First, the US public is newly aware of what the IMF and World Bank are, and millions of people in the United States have for the first time learned of how the institutions’ policies hurt people in poor countries.

In anticipation of the protests, the mainstream media focused some attention on structural adjustment policies, both by conveying the viewpoints of the Mobilization for Global Justice and, in some instances, by actually reporting on the effects of structural adjustment in countries like Haiti or Tanzania. There was probably more US mainstream media coverage of IMF/World Bank/structural adjustment issues in the past two weeks than in the previous 20 years combined.

The growing US public concern with IMF and World Bank policy is crucial because while the Fund and Bank are unaccountable to those people in the Third World they are allegedly trying to help, they are responsive to the United States — the largest shareholder in both institutions and the dominant influence at the IMF in particular. The second noteworthy outcome from the April 16 protests was the role of US organized labor in the permitted demonstration on the Ellipse. The AFL-CIO and a number of major unions, including the Service Employees, the Teamsters, the Steelworkers, the American Federation of Government Employees, the United Electrical Workers, and the textile union UNITE endorsed the demonstration, and many of the unions sent top official to address the rally.

Two years ago, the AFL-CIO lent its support to the Clinton administration’s request for $18 billion in funding for the IMF, so the newfound willingness to strongly denounce IMF and Bank structural adjustment policies represents an important shift.

The AFL-CIO is also beginning to develop a penetrating critique of the notion of export-led development — one of the core principles of structural adjustment. Instead of joining in a race to the bottom to produce goods using sweatshop labor or lax environmental standards, the AFL-CIO is suggesting, countries should instead concentrate on developing productive capacity to meet local needs.

A third historic occurrence was the endorsement by members of the G-77 — a grouping of most of the world’s developing nations — of the Washington protests and a stinging condemnation of the Fund and Bank’s structural adjustment policies.

“I, for one, support the demonstrators,” said Arthur Mbanefo of Nigeria, spokesperson for the G-77 during its recent three-day summit in Havana. “Many countries have rejected the results of various policy initiatives of the World Bank and IMF,” he said, citing privatization, a refusal to cancel debt and a “one-size-fits-all” structural adjustment agenda. “We are very supportive of demonstrations that could forcefully handle those concerns.”

The DC protests seem to have exerted a “Columbus effect.” Just as the Columbus, Ohio protests against Clinton administration plans to bomb Iraq led Egyptian President Hosni Mubarak to comment that surely he could oppose bombing if the people of Columbus did, so the Washington protests against the IMF and World Bank have created more political space for developing countries to speak up on behalf of their own interests.
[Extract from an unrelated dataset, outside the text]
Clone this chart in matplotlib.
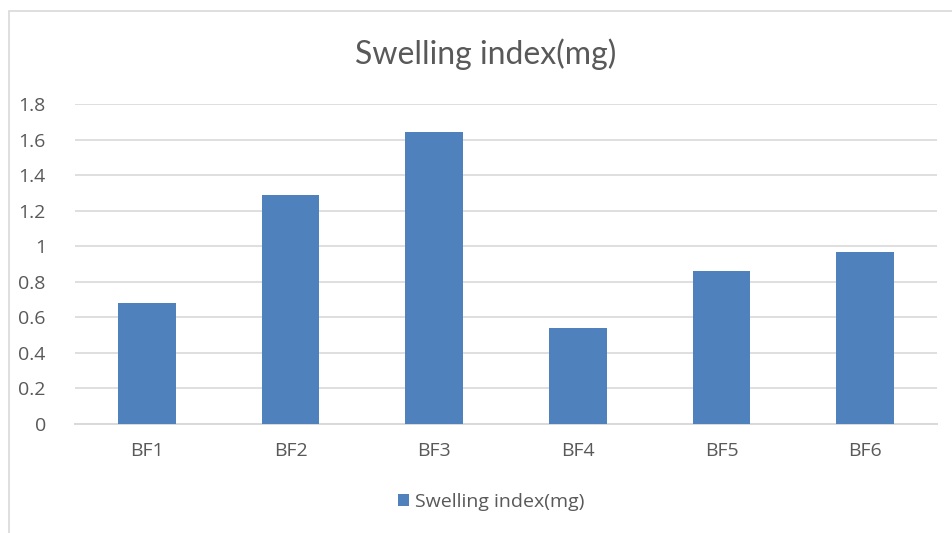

The IMF and World Bank spokespeople acknowledged the protests — pointing out that it was impossible to ignore them. They emphasized that they are increasingly focusing on poverty and trying to empower the poor. But they refuse to abandon their emphasis on structural adjustment, and in fact are using their very modest debt-relief initiative to force poor countries to undergo still more, carefully monitored structural adjustment.
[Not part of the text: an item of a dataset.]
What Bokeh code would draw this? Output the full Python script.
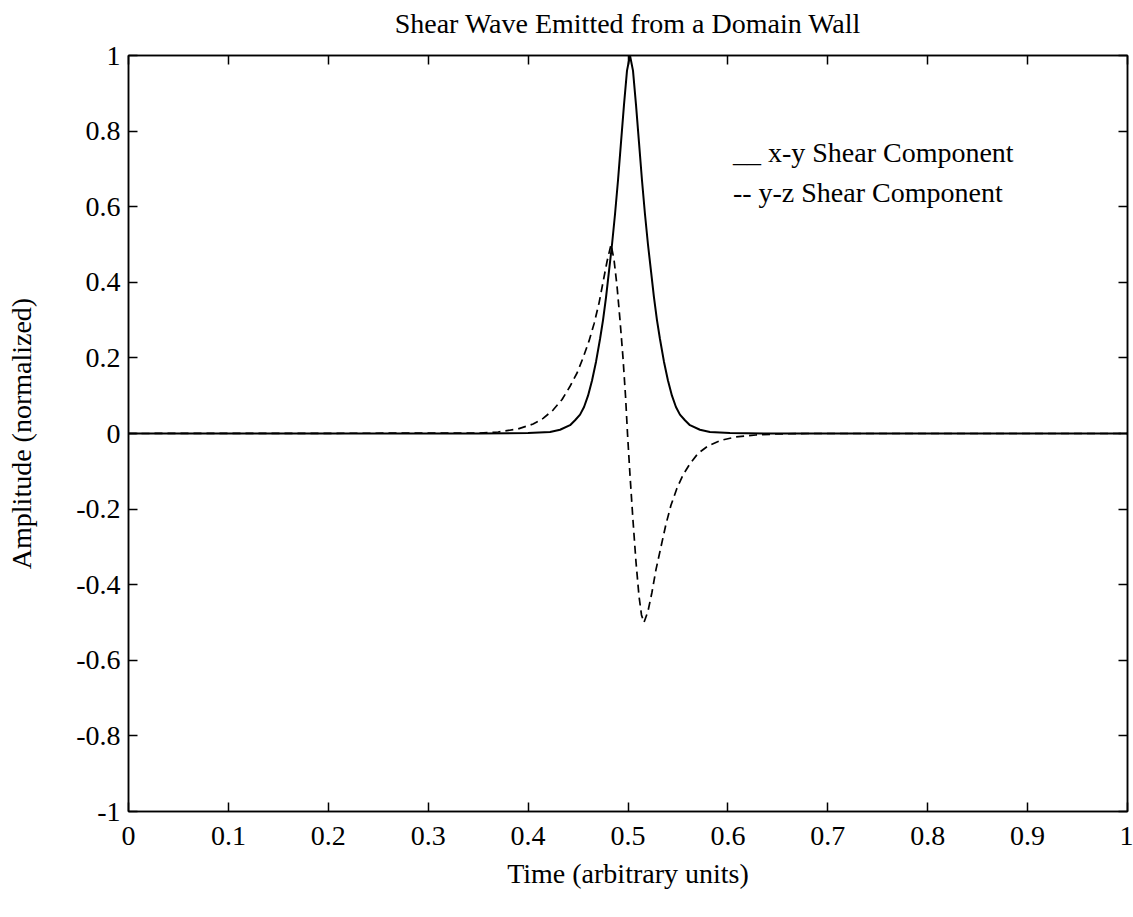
from bokeh.plotting import figure
from bokeh.models import LinearAxis, FixedTicker, Range1d, ColumnDataSource
from bokeh.core.properties import value
from bokeh.embed import file_html
from bokeh.resources import INLINE

FONT = "Liberation Serif"

# ---- data ----
xy_time = [0.0, 0.35, 0.40, 0.422, 0.432, 0.442, 0.447, 0.452, 0.456, 0.460, 0.464,
           0.468, 0.472, 0.475, 0.478, 0.481, 0.484, 0.487, 0.490, 0.493, 0.496,
           0.499, 0.502, 0.505, 0.508, 0.511, 0.514, 0.517, 0.520, 0.523, 0.526,
           0.529, 0.532, 0.536, 0.540, 0.544, 0.548, 0.552, 0.557, 0.562, 0.572,
           0.582, 0.602, 0.65, 1.0]
xy_amp = [0.0, 0.0, 0.001, 0.004, 0.010, 0.022, 0.035, 0.05, 0.07, 0.10, 0.14,
          0.19, 0.25, 0.30, 0.36, 0.43, 0.50, 0.58, 0.67, 0.77, 0.87,
          0.96, 1.00, 0.96, 0.87, 0.77, 0.67, 0.58, 0.50, 0.43, 0.36,
          0.30, 0.25, 0.19, 0.14, 0.10, 0.07, 0.05, 0.035, 0.022, 0.010,
          0.004, 0.001, 0.0, 0.0]

yz_time = [0.0, 0.35, 0.37, 0.39, 0.405, 0.415, 0.425, 0.434, 0.442, 0.449, 0.455,
           0.461, 0.466, 0.471, 0.475, 0.479, 0.483, 0.486, 0.489, 0.492, 0.495,
           0.4975, 0.4995, 0.502, 0.505, 0.508, 0.511, 0.5135, 0.516, 0.520, 0.524,
           0.528, 0.533, 0.538, 0.543, 0.549, 0.555, 0.562, 0.570, 0.580, 0.593,
           0.608, 0.628, 0.65, 0.68, 1.0]
yz_amp = [0.0, 0.001, 0.004, 0.012, 0.025, 0.04, 0.062, 0.09, 0.125, 0.16, 0.20,
          0.245, 0.29, 0.345, 0.40, 0.455, 0.50, 0.46, 0.39, 0.30, 0.20,
          0.10, 0.0, -0.11, -0.23, -0.34, -0.43, -0.48, -0.50, -0.47, -0.42,
          -0.36, -0.30, -0.24, -0.19, -0.145, -0.11, -0.08, -0.053, -0.033, -0.018,
          -0.009, -0.004, -0.001, 0.0, 0.0]

x_ticks = [0, 0.1, 0.2, 0.3, 0.4, 0.5, 0.6, 0.7, 0.8, 0.9, 1]
x_tick_labels = ["0", "0.1", "0.2", "0.3", "0.4", "0.5", "0.6", "0.7", "0.8", "0.9", "1"]
y_ticks = [-1, -0.8, -0.6, -0.4, -0.2, 0, 0.2, 0.4, 0.6, 0.8, 1]
y_tick_labels = ["-1", "-0.8", "-0.6", "-0.4", "-0.2", "0", "0.2", "0.4", "0.6", "0.8", "1"]

legend_texts = ["__ x-y Shear Component", "-- y-z Shear Component"]

title_text = "Shear Wave Emitted from a Domain Wall"
x_label = "Time (arbitrary units)"
y_label = "Amplitude (normalized)"

# ---- figure ----
p = figure(frame_width=999, frame_height=756,
           x_range=Range1d(0, 1), y_range=Range1d(-1, 1),
           output_backend="svg", toolbar_location=None,
           min_border_left=128, min_border_right=6,
           min_border_top=55, min_border_bottom=106)

bottom = p.below[0]
left = p.left[0]

p.background_fill_color = "white"
p.border_fill_color = "white"
p.xgrid.visible = False
p.ygrid.visible = False
p.outline_line_color = "black"
p.outline_line_width = 1.5

p.line(xy_time, xy_amp, line_color="black", line_width=2)
p.line(yz_time, yz_amp, line_color="black", line_width=1.7, line_dash="8 5")

top = LinearAxis()
right = LinearAxis()
p.add_layout(top, "above")
p.add_layout(right, "right")

for ax, ticks, labels in [(bottom, x_ticks, x_tick_labels),
                          (top, x_ticks, [""] * len(x_ticks)),
                          (left, y_ticks, y_tick_labels),
                          (right, y_ticks, [""] * len(y_ticks))]:
    ax.ticker = FixedTicker(ticks=ticks)
    ax.major_label_overrides = {t: l for t, l in zip(ticks, labels)}
    ax.major_tick_in = 9
    ax.major_tick_out = 0
    ax.minor_tick_line_color = None
    ax.axis_line_color = "black"
    ax.axis_line_width = 1.5
    ax.major_tick_line_color = "black"
    ax.major_tick_line_width = 1.5
    ax.major_label_text_font = FONT
    ax.major_label_text_font_size = "28px"
    ax.major_label_text_color = "black"

for ax in (top, right):
    ax.major_label_text_font_size = "1px"
    ax.major_label_standoff = 0

bottom.major_label_standoff = 15
left.major_label_standoff = 8
bottom.axis_label = x_label
left.axis_label = y_label
top.axis_label = title_text   # chart title, centred above the frame
for ax in (bottom, left, top):
    ax.axis_label_text_font = FONT
    ax.axis_label_text_font_size = "28px"
    ax.axis_label_text_font_style = "normal"
    ax.axis_label_text_color = "black"
bottom.axis_label_standoff = 10
left.axis_label_standoff = 36
top.axis_label_standoff = 17

src = ColumnDataSource(dict(x=[0.605, 0.605], y=[0.743, 0.638], t=legend_texts))
p.text(x="x", y="y", text="t", source=src, text_font=value(FONT),
       text_font_size="28px", text_baseline="alphabetic", text_align="left",
       text_color="black")

open("out.html", "w").write(file_html(p, INLINE))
Real change at the IMF and World Bank will come not from voluntary “reforms” in their policies, but from external forces — such as the US Congress or large numbers of developing country governments cooperating closely — that demand that IMF and Bank powers be curtailed.

With the April 16 protests shining light on the policies of the IMF and World Bank, expanding the coalition opposed to structural adjustment and revealing that discontent in the developing world with IMF and Bank policies is increasingly matched by similar outrage in the rich nations, the prospect of a successful drive to shrink the authority and power of the IMF and Bank is greater than at any time in recent history.